La déclaration du ministre devant le Parlement, annonçant la suspension du soutien public aux cliniques privées, a secoué un secteur habitué à l’opacité. Ses propos, clairs et sans détour, ont mis à nu un système où l’argent public nourrit un marché privé florissant, tandis que les hôpitaux publics s’appauvrissent. Mais derrière cette rupture courageuse, une question plus sourde se dessine : qui fait pression sur le ministre, et dans quelle mesure le lobby des cliniques privées, à travers ses relais médiatiques et institutionnels, agit-il comme un pouvoir quasi autonome au sein d’un État, capable d’influencer même les décisions d’un département stratégique ?
La riposte ne s’est pas fait attendre. Le groupe Akdital et le lobby des cliniques privées ont orchestré une contre-offensive, mobilisant des médias pour relativiser l’impact des déclarations de Tahraoui. Sous couvert de précision technique, on dissocie les aides budgétaires de l’État des flux financiers issus de l’Assurance Maladie Obligatoire et de la couverture médicale universelle, comme si ces derniers n’étaient pas financés par des fonds publics. Pourtant, depuis l’extension de ces dispositifs, les cliniques privées sont devenues les premières bénéficiaires d’un système dont elles exploitent la générosité implicite.
L’article du Desk (appelé à la rescousse) à ce propos, en présentant Akdital comme victime d’un « blocage administratif », révèle un mécanisme plus profond : un secteur privé suffisamment puissant pour orienter l’opinion et, peut-être, infléchir les décisions ministérielles.
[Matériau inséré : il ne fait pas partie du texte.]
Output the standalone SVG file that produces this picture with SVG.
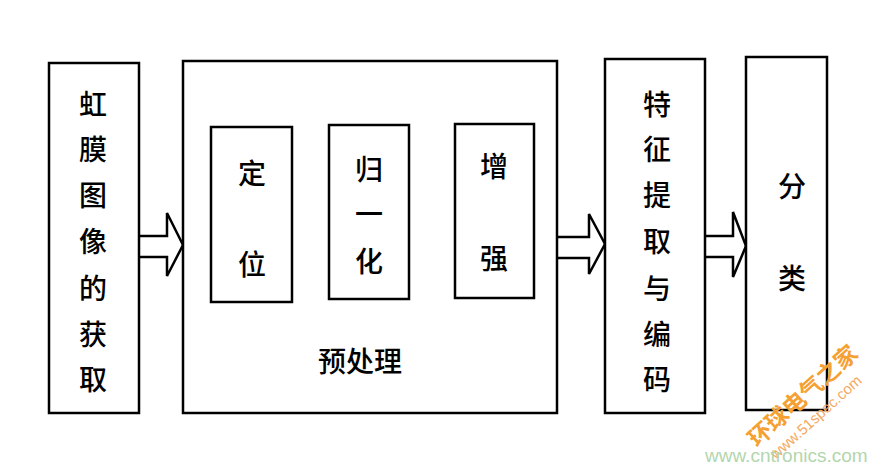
<svg xmlns="http://www.w3.org/2000/svg" width="888" height="472" viewBox="0 0 888 472">
<style>
.box{fill:#fff;stroke:#000;stroke-width:2.5}
.ibox{fill:#fff;stroke:#000;stroke-width:2.5}
.t{font-family:"Noto Sans CJK SC","Noto Sans CJK TC",sans-serif;font-size:28px;font-weight:500;fill:#000;text-anchor:middle;dominant-baseline:central}
.arr{fill:#fff;stroke:#000;stroke-width:2.5;stroke-linejoin:miter}
.wm1{font-family:"Noto Sans CJK SC",sans-serif;font-size:23px;fill:#f5a033;font-weight:bold}
.wm2{font-family:"Liberation Sans",sans-serif;font-size:15px;fill:#f5a860}
.wm3{font-family:"Liberation Sans",sans-serif;font-size:19px;fill:#b3d6ad}
</style>
<rect width="888" height="472" fill="#fff"/>
<g id="connectors">
<path class="arr" d="M139,236 H167 V213 L183,245 L167,276 V257 H139"/>
<path class="arr" d="M557,237 H589 V214 L605,244 L589,274 V258 H557"/>
<path class="arr" d="M705,236 H733 V212 L746,246 L733,277 V257 H705"/>
</g>
<g id="acquire">
<rect class="box" x="49" y="63" width="90" height="350"/>
<text class="t" x="93" y="103">虹</text>
<text class="t" x="93" y="148">膜</text>
<text class="t" x="93" y="194">图</text>
<text class="t" x="93" y="240">像</text>
<text class="t" x="93" y="287">的</text>
<text class="t" x="93" y="333">获</text>
<text class="t" x="93" y="378">取</text>
</g>
<g id="preprocess">
<rect class="box" x="183" y="61" width="374" height="352"/>
<text class="t" x="360" y="360">预处理</text>
</g>
<g id="locate">
<rect class="ibox" x="211" y="127" width="81" height="175"/>
<text class="t" x="252" y="172">定</text>
<text class="t" x="252" y="263">位</text>
</g>
<g id="normalize">
<rect class="ibox" x="329" y="125" width="80" height="174"/>
<text class="t" x="369" y="168">归</text>
<text class="t" x="369" y="213">一</text>
<text class="t" x="369" y="260">化</text>
</g>
<g id="enhance">
<rect class="ibox" x="455" y="124" width="79" height="174"/>
<text class="t" x="494" y="165">增</text>
<text class="t" x="494" y="257">强</text>
</g>
<g id="feature">
<rect class="box" x="605" y="59" width="100" height="354"/>
<text class="t" x="657" y="103">特</text>
<text class="t" x="657" y="148">征</text>
<text class="t" x="657" y="194">提</text>
<text class="t" x="657" y="240">取</text>
<text class="t" x="657" y="287">与</text>
<text class="t" x="657" y="333">编</text>
<text class="t" x="657" y="378">码</text>
</g>
<g id="classify">
<rect class="box" x="746" y="57" width="81" height="353"/>
<text class="t" x="792" y="185">分</text>
<text class="t" x="792" y="277">类</text>
</g>
<g id="watermark">
<text class="wm1" transform="translate(757,448) rotate(-42)">环球电气之家</text>
<text class="wm2" transform="translate(776,460) rotate(-42)">www.51spec.com</text>
<text class="wm3" x="705" y="462">www.cntronics.com</text>
</g>
</svg>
Tahraoui se retrouve au centre de cette tornade : maintenir sa ligne signifie affronter un lobby influent, céder peut le transformer en bouc émissaire, sacrifié sur l’autel d’intérêts qui dépassent le seul cadre de la santé.
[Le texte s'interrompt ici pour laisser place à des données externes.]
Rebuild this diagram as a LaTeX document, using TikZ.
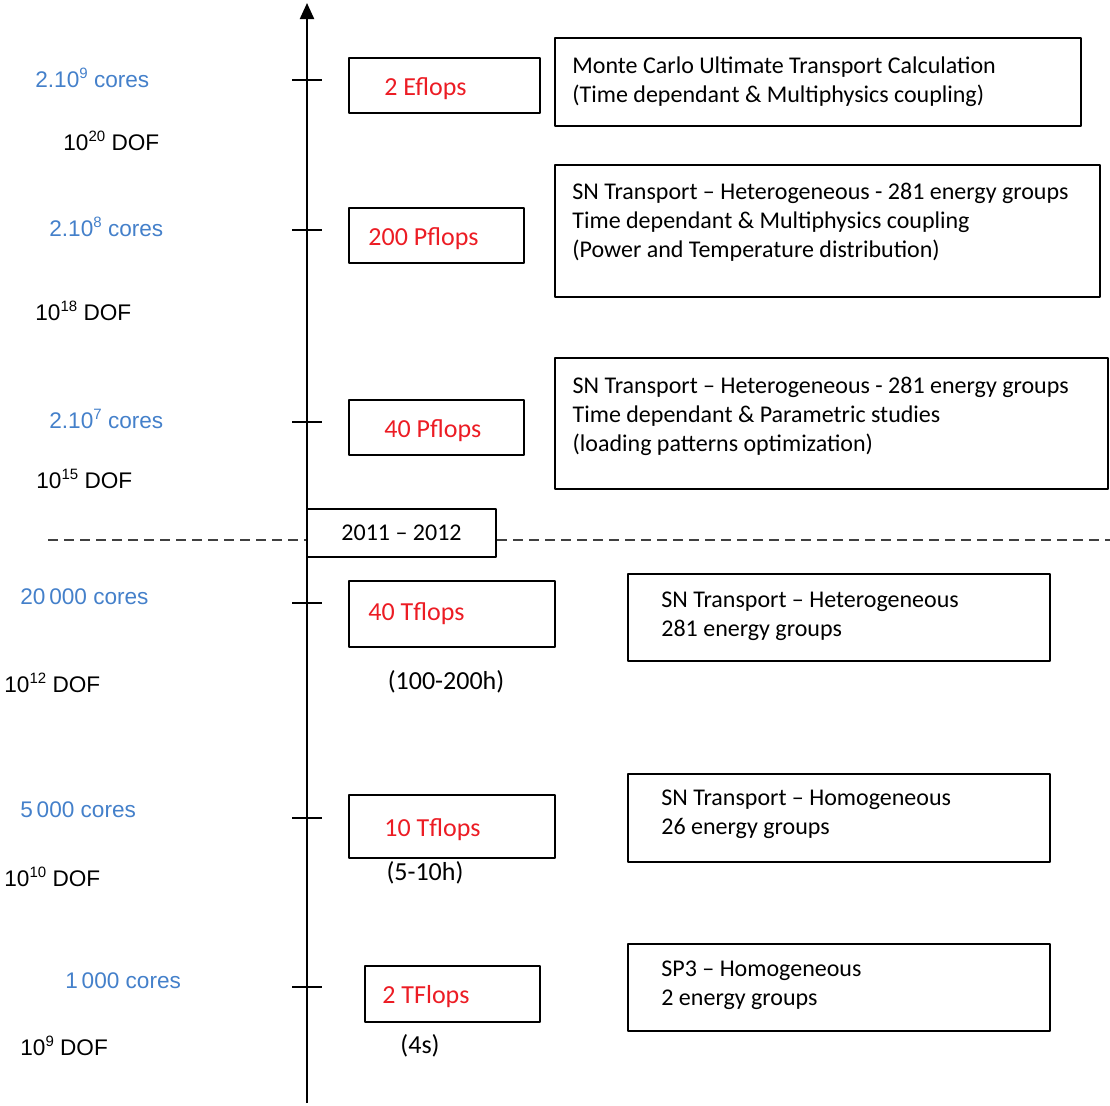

La lettre ouverte de l’Association nationale des cliniques privées (ANCP), qui nie la réception de fonds publics et réclame la publication de listes de bénéficiaires, illustre cette tentative de neutralisation. Le débat est ainsi déplacé sur le plan réglementaire, occultant la réalité politique et économique : la subvention invisible existe, matérialisée par le flux continu de fonds publics vers le privé, alors que la mission hospitalière nationale s’érode, avec des établissements publics à bout de souffle et un personnel migratoire vers le secteur lucratif.
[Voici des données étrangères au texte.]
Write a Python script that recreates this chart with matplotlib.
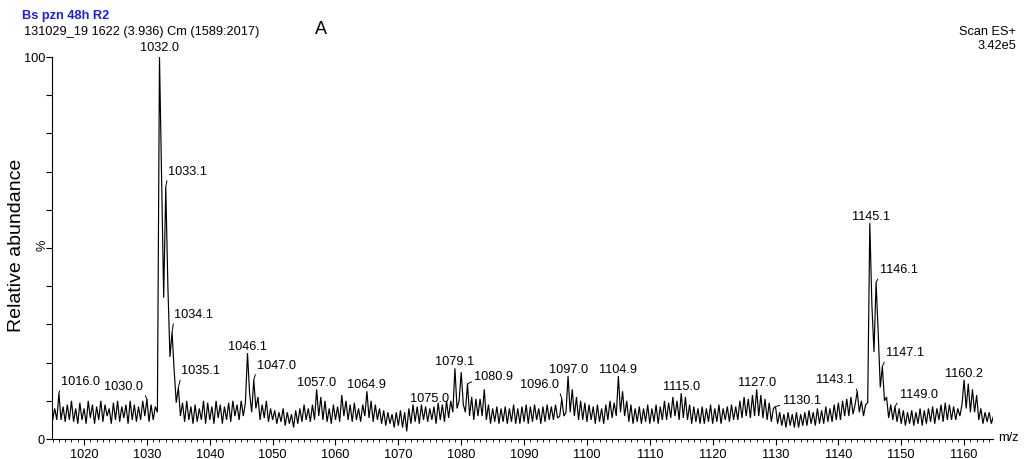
import numpy as np
import matplotlib
matplotlib.use("Agg")
import matplotlib.pyplot as plt
from matplotlib.ticker import MultipleLocator, FixedLocator

plt.rcParams['font.family'] = ['Liberation Sans', 'DejaVu Sans']

# ---------------- data ----------------
# profile sampled every 1/3 m/z unit, starting at 1015.0
mz_start = 1015.0
points_per_unit = 3
intensity = [
    5, 8, 5, 12, 5, 8.5, 4.5, 9, 5, 10, 4.5, 8,                 # 1015
    4, 9.5, 5, 8, 4, 10, 5.5, 9, 4, 8.5, 5, 10,                 # 1019
    4.5, 9, 6, 8, 4, 9.5, 5, 10, 4.5, 8.5, 5.5, 9,              # 1023
    4, 10, 5, 9, 4.5, 8.5, 5, 10, 6, 10.5, 4.5, 9,              # 1027
    5, 8.5, 7, 100, 68, 37, 66, 40, 21.5, 28, 18, 9.5,          # 1031
    13.5, 6, 9.5, 4.5, 10, 5, 8.5, 4, 9, 4.5, 8, 5,             # 1035
    10, 4, 9.5, 5, 8.5, 4, 10, 5.5, 9, 4, 8.5, 5,               # 1039
    9.5, 4.5, 10, 6, 9, 5, 10, 6, 9.5, 22.5, 12, 7,             # 1043
    15.5, 8, 11, 5, 9, 5.5, 10, 4.5, 8, 5, 7.5, 4,              # 1047
    7, 4.5, 8, 3.5, 7, 4, 6.5, 3, 7.5, 4, 8, 4.5,               # 1051
    9, 5, 8, 4.5, 9, 5, 13, 6, 11, 5, 10, 4.5,                  # 1055
    8, 4, 9, 5, 8.5, 4.5, 11.5, 6, 10, 5, 9, 4.5,               # 1059
    9.5, 5, 8, 4.5, 9, 6, 12.5, 5.5, 10, 4.5, 9, 5,             # 1063
    8, 4, 7.5, 3.5, 7, 4, 6.5, 3, 7, 3.5, 7.5, 3,               # 1067
    7, 2, 8, 4, 9, 4.5, 8.5, 4, 9, 5, 8.5, 4.5,                 # 1071
    8, 5, 8.5, 4, 9.5, 5, 9, 4.5, 10, 5.5, 10, 7,               # 1075
    18.5, 8, 10, 17.5, 9, 7, 14.5, 6, 11, 5, 10.5, 6,           # 1079
    10.5, 6, 13, 5, 9, 4, 8, 4.5, 8.5, 4, 8, 4.5,               # 1083
    8.5, 4, 8, 4.5, 9, 4, 8, 4, 8.5, 4.5, 9, 4,                 # 1087
    8.5, 4.5, 9, 5, 8, 4, 8.5, 4.5, 9, 5, 8.5, 5,               # 1091
    9, 5.5, 6, 10.5, 6, 7, 16.5, 7, 13, 6, 11, 5,               # 1095
    10, 5, 9.5, 4.5, 9, 5, 8.5, 4, 9, 4.5, 8, 4,                # 1099
    9, 5, 10, 5.5, 9.5, 6, 16.5, 7, 12.5, 6, 10, 4.5,           # 1103
    9, 4, 8, 4.5, 8.5, 4, 8, 4.5, 9, 4, 8, 4.5,                 # 1107
    9, 4, 8.5, 5, 10, 5, 9.5, 5.5, 11, 6, 10, 5,                # 1111
    12, 5.5, 11, 5, 9, 4, 8.5, 4.5, 8, 4, 8.5, 4,               # 1115
    8, 4.5, 9, 4, 8, 4.5, 9, 4, 8, 5, 8.5, 4.5,                 # 1119
    9, 5, 8.5, 5, 10, 5.5, 11, 6, 10.5, 5.5, 11.5, 6,           # 1123
    13, 6, 11.5, 5.5, 10.5, 5, 9.5, 4.5, 8, 8.5, 4, 7,          # 1127
    3.5, 6.5, 3, 7, 3.5, 6.5, 3, 7, 3, 6.5, 3.5, 7,             # 1131
    3.5, 7.5, 4, 7, 3.5, 8, 4, 7.5, 4, 8.5, 4.5, 8,             # 1135
    4.5, 9, 5, 9.5, 5, 10, 6, 10.5, 6, 11, 6.5, 9,              # 1139
    12.5, 7, 10, 6, 9, 9.5, 56.5, 35, 22.8, 41, 28, 13.5,       # 1143
    19, 10, 11, 5.5, 9, 5, 8.5, 4.5, 8, 4, 7.5, 3.5,            # 1147
    7, 4, 7.5, 3.5, 7, 4, 8, 3.5, 7.5, 4, 8, 4.5,               # 1151
    8.5, 4, 8, 5, 9, 4.5, 9.5, 5, 9, 5, 8.5, 5,                 # 1155
    8, 6, 9, 15.5, 8, 14.5, 7, 13, 7, 11.5, 5, 8,               # 1159
    4, 7, 4.5, 7, 4, 6,                                         # 1163
]

label_texts = ["1016.0", "1030.0", "1032.0", "1033.1", "1034.1", "1035.1",
               "1046.1", "1047.0", "1057.0", "1064.9", "1075.0", "1079.1",
               "1080.9", "1096.0", "1097.0", "1104.9", "1115.0", "1127.0",
               "1130.1", "1143.1", "1145.1", "1146.1", "1147.1", "1149.0",
               "1160.2"]

# ---------------- styles for label placement ----------------
# mode: 'c' centred above, 'r' text to the right with leader, 'l' text to the left with leader
label_style = {
    "1016.0": ('r', 2, 5), "1030.0": ('l', -4, 6), "1032.0": ('c', 0, 3),
    "1033.1": ('r', 2, 9), "1034.1": ('r', 2, 11), "1035.1": ('r', 3, 10),
    "1046.1": ('c', 0, 0), "1047.0": ('r', 3, 8), "1057.0": ('c', 0, 0),
    "1064.9": ('c', 0, 0), "1075.0": ('c', 0, 3), "1079.1": ('c', 0, 0),
    "1080.9": ('r', 7, 1), "1096.0": ('l', -3, 8), "1097.0": ('c', 0, 0),
    "1104.9": ('c', 0, 0), "1115.0": ('c', 0, 0), "1127.0": ('c', 0, 0),
    "1130.1": ('r', 7, 0), "1143.1": ('l', -3, 5), "1145.1": ('c', 1, 0),
    "1146.1": ('r', 4, 6), "1147.1": ('r', 4, 7), "1149.0": ('r', 5, 6),
    "1160.2": ('c', 0, 0),
}

W, H = 1027, 459
fig = plt.figure(figsize=(W / 100, H / 100), dpi=100)
ax = fig.add_axes([52 / W, 1 - 439 / H, (993 - 52) / W, (439 - 57) / H])

inten = np.array(intensity, dtype=float)
mz = mz_start + np.arange(len(inten)) / points_per_unit
ax.plot(mz, inten, color='black', lw=0.85, solid_joinstyle='miter')

ax.set_xlim(1014.9, 1164.6)
ax.set_ylim(0, 100)

for s in ['top', 'right']:
    ax.spines[s].set_visible(False)
for s in ['left', 'bottom']:
    ax.spines[s].set_linewidth(0.8)

ax.xaxis.set_major_locator(MultipleLocator(10))
ax.xaxis.set_minor_locator(MultipleLocator(1))
ax.yaxis.set_major_locator(FixedLocator([0, 100]))
ax.yaxis.set_minor_locator(MultipleLocator(10))
ax.tick_params(axis='x', which='major', length=4, width=0.8, pad=3, labelsize=9.2)
ax.tick_params(axis='x', which='minor', length=2.5, width=0.6)
ax.tick_params(axis='y', which='both', length=4, width=0.8, pad=1, labelsize=9.2)
ax.yaxis.set_major_formatter(matplotlib.ticker.FuncFormatter(lambda v, p: f"{int(v)}"))

fs = 9.2
for t in label_texts:
    v = float(t)
    near = np.where(np.abs(mz - v) <= 0.3)[0]
    i = int(near[np.argmax(inten[near])])
    mode, dx, dy = label_style[t]
    xy = (mz[i], inten[i])
    if mode == 'c':
        ax.annotate(t, xy=xy, xytext=(dx, dy), textcoords='offset pixels',
                    ha='center', va='bottom', fontsize=fs, annotation_clip=False)
    else:
        ha = 'left' if mode == 'r' else 'right'
        rel = (0, 0.15) if mode == 'r' else (1, 0.15)
        ax.annotate(t, xy=xy, xytext=(dx, dy), textcoords='offset pixels',
                    ha=ha, va='bottom', fontsize=fs, annotation_clip=False,
                    arrowprops=dict(arrowstyle='-', lw=0.7, color='black',
                                    shrinkA=0, shrinkB=0, relpos=rel))

def ftext(x, y, s, **kw):
    fig.text(x / W, 1 - y / H, s, **kw)

ftext(22, 16, "Bs pzn 48h R2", color='#1a1aff', fontweight='bold', fontsize=9.2,
      ha='left', va='center')
ftext(24, 32, "131029_19 1622 (3.936) Cm (1589:2017)", fontsize=9.2, ha='left', va='center')
ftext(321, 30, "A", fontsize=13, ha='center', va='center')
ftext(1016, 32, "Scan ES+", fontsize=9.2, ha='right', va='center')
ftext(1016, 46, "3.42e5", fontsize=9.2, ha='right', va='center')
ftext(998, 438, "m/z", fontsize=9.2, ha='left', va='center')
ftext(42, 245, "%", fontsize=9.2, ha='center', va='center', rotation=90)
ftext(17, 245, "Relative abundance", fontsize=14, ha='center', va='center', rotation=90)

fig.savefig("out.png", dpi=100)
Le passage de Tahraoui sur 2M pourrait donc révéler bien plus qu’une mise au point : il pourrait exposer les forces réelles qui gravitent autour de la Santé et les pressions invisibles que subissent les ministres. Qui détient les leviers dans ce système ? Qui tire les ficelles d’un secteur privé capable de dicter, parfois, la conduite d’un département stratégique ? Le ministre, en dénonçant cette dérive, assume un risque considérable, exposé à la tempête d’intérêts puissants qui, en coulisses, semblent parfois gouverner la politique elle-même.